ComplementNB#

class cuml.naive_bayes.ComplementNB(*, alpha=1.0, fit_prior=True, class_prior=None, norm=False, output_type=None, verbose=False)[source]#

The Complement Naive Bayes classifier described in Rennie et al. (2003).

The Complement Naive Bayes classifier was designed to correct the “severe assumptions” made by the standard Multinomial Naive Bayes classifier. It is particularly suited for imbalanced data sets.

Parameters:
alphafloat, default=1.0

Additive (Laplace/Lidstone) smoothing parameter (0 for no smoothing).

fit_priorbool, default=True

Whether to learn class prior probabilities or not. If false, a uniform prior will be used.

class_priorarray-like of shape (n_classes,), default=None

Prior probabilities of the classes. If specified the priors are not adjusted according to the data.

normbool, default=False

Whether or not a second normalization of the weights is performed. The default behavior mirrors the implementation found in Mahout and Weka, which do not follow the full algorithm described in Table 9 of the paper.

output_type{‘input’, ‘array’, ‘dataframe’, ‘series’, ‘df_obj’, ‘numba’, ‘cupy’, ‘numpy’, ‘cudf’, ‘pandas’}, default=None

Return results and set estimator attributes to the indicated output type. If None, the output type set at the module level (cuml.global_settings.output_type) will be used. See Output Data Type Configuration for more info.

verboseint or boolean, default=False

Sets logging level. It must be one of cuml.common.logger.level_*. See Verbosity Levels for more info.

Attributes:
class_count_ndarray of shape (n_classes)

Number of samples encountered for each class during fitting.

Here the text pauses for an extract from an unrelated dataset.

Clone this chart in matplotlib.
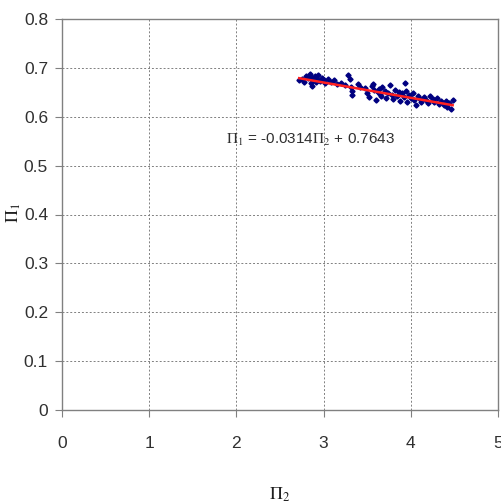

class_log_prior_ndarray of shape (n_classes)

Log probability of each class (smoothed).

classes_ndarray of shape (n_classes,)

Class labels known to the classifier

feature_count_ndarray of shape (n_classes, n_features)

Number of samples encountered for each (class, feature) during fitting.

feature_log_prob_ndarray of shape (n_classes, n_features)

Empirical log probability of features given a class, P(x_i|y).

n_features_int

Number of features of each sample.

References

Rennie, J. D., Shih, L., Teevan, J., & Karger, D. R. (2003). Tackling the poor assumptions of naive bayes text classifiers. In ICML (Vol. 3, pp. 616-623). https://people.csail.mit.edu/jrennie/papers/icml03-nb.pdf

Examples

>>> import cupy as cp
>>> from cuml.naive_bayes import ComplementNB
>>> rng = cp.random.RandomState(1)
>>> X = rng.randint(5, size=(6, 100), dtype=cp.int32)
>>> y = cp.array([1, 2, 3, 4, 4, 5])
>>> clf = ComplementNB()
>>> clf.fit(X, y)
ComplementNB()
>>> print(clf.predict(X[2:3]))
[3]